Make sure that your `.env` file is in the `.gitignore` file, so we will not upload your credential by accident.

In [2]:
DE.load_dotenv()
api_passwd = OS.environ['MY_TOKEN']

## Examples

Using the `requests` library to test the Lens.org API. We use a singple example from the Swager API test page.

In [3]:
headers= {"Authorization": api_passwd, "Content-Type": "application/json"}

payload = '''
{
  "query": {
    "match": {
      "title": "Malaria"
    }
  },
  "size": 5,
  "from": 0,
  "include": [
    "title",
    "lens_id",
    "patent_citations_count"
  ],
  "sort": [
    {
      "created": "desc"
    },
    {
      "year_published": "asc"
    }
  ],
  "exclude": null,
  "scroll": null,
  "scroll_id": null
}
'''

rr = RQ.post('https://api.lens.org/scholarly/search', data=payload, headers=headers)

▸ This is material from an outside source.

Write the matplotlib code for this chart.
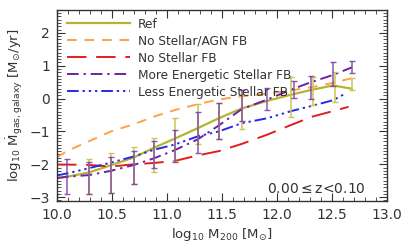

After the query, we check if our request was successful or not by checking the `status_code`. The value `200` means a valid answer from the server, and [any other value](https://docs.api.lens.org/getting-started.html#http-responses) means an error. Next we print the result of the query:

In [4]:
if rr.status_code == 200:
    print(f"Your request was successfull")
    PP.pprint(rr.text)
else:
    print(f"Something went wrong. The return code was '{rr.status_code}'")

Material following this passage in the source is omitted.